TASK DATA:
______
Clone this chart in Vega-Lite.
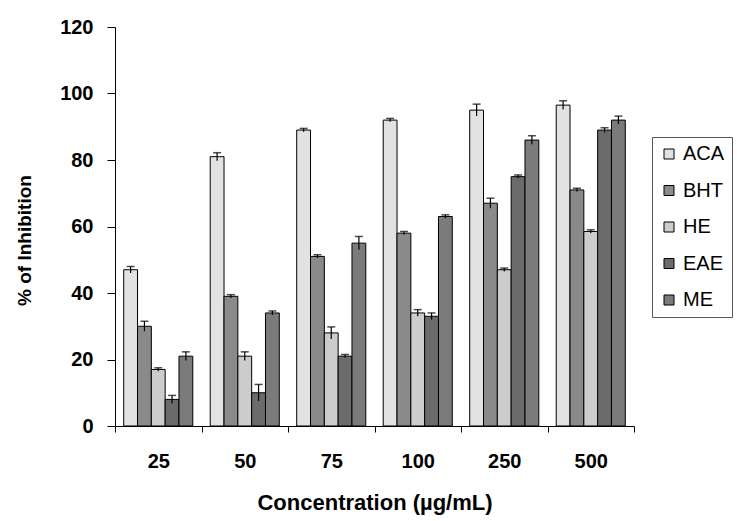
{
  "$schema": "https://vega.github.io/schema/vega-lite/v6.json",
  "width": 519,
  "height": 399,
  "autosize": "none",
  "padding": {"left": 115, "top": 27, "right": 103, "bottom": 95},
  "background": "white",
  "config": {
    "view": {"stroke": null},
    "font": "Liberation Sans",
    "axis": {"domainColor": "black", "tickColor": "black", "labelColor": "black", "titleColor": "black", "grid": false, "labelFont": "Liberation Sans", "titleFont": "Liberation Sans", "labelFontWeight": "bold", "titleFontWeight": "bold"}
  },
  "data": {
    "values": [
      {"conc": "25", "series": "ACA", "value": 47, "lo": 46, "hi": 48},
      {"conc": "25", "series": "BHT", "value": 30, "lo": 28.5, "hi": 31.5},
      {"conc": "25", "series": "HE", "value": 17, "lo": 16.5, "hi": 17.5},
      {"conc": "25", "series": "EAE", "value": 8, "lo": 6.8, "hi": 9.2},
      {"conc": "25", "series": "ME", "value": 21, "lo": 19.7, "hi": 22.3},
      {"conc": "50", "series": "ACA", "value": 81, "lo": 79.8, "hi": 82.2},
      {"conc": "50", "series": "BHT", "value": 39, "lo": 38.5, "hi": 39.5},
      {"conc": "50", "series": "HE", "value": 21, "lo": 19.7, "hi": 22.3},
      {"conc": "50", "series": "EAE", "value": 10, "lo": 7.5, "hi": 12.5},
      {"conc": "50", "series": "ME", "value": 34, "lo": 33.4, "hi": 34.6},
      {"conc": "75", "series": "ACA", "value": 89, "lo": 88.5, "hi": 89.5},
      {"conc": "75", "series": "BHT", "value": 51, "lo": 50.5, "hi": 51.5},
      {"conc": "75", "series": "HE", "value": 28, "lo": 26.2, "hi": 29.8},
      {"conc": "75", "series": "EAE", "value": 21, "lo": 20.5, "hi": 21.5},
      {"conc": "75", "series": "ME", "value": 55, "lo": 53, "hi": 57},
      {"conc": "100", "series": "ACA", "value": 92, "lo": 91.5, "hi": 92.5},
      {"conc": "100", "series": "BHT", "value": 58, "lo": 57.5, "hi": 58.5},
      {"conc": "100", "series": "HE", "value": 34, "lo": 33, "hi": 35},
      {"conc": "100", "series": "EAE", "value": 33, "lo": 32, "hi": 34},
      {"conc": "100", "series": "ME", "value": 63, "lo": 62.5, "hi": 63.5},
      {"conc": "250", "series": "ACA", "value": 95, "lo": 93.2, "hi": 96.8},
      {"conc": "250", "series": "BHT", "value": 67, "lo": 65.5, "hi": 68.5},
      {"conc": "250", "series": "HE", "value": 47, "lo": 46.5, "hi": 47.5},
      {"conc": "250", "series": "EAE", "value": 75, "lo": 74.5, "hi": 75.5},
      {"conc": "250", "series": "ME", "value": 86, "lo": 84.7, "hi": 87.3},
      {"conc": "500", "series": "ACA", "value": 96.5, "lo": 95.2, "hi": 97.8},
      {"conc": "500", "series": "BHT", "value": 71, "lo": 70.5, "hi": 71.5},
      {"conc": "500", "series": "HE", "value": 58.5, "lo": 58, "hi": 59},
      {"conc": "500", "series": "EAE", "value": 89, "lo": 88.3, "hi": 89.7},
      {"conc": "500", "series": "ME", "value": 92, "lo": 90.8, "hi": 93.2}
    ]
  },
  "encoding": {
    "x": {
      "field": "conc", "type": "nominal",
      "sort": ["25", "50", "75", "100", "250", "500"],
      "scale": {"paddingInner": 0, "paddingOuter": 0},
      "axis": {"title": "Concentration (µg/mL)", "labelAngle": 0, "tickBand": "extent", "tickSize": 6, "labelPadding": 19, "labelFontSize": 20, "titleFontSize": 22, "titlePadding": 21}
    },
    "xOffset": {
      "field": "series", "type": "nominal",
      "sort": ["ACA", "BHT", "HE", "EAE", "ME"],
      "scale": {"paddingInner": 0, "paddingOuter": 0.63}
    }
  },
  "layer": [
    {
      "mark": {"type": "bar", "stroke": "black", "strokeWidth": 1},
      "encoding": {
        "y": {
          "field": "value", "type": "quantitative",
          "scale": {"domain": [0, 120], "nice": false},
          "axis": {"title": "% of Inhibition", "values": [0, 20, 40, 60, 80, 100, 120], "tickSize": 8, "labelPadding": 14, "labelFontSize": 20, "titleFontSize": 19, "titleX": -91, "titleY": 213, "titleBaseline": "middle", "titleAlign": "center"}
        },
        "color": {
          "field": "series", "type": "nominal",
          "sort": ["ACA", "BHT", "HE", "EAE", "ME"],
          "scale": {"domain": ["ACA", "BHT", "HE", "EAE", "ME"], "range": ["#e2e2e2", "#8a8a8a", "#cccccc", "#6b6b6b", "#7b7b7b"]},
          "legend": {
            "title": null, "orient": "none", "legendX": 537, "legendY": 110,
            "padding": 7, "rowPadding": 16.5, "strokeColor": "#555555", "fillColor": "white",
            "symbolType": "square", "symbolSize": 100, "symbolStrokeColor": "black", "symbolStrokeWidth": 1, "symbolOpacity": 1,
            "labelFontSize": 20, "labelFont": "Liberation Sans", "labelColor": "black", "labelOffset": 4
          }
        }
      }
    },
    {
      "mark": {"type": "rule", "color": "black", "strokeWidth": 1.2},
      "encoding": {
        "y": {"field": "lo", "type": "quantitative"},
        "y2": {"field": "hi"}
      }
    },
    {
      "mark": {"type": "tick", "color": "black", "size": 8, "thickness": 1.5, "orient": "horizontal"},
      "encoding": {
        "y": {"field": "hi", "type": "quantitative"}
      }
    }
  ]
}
______
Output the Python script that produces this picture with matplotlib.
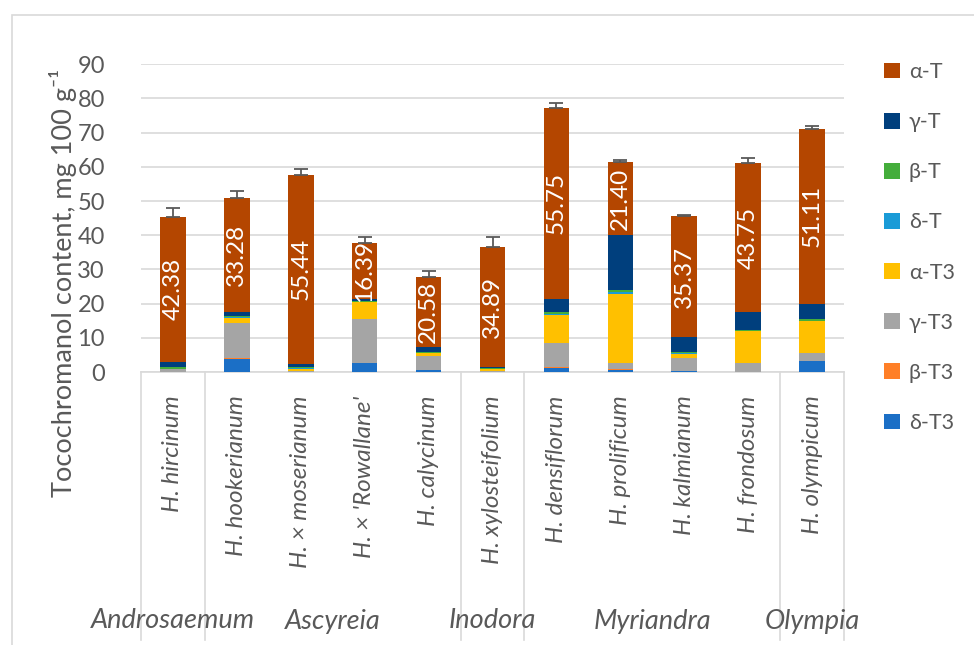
______
YOUR OBJECTIVE:
Where a line above includes "this", copy that line.

EXPECTED ANSWER:
Clone this chart in Vega-Lite.
Output the Python script that produces this picture with matplotlib.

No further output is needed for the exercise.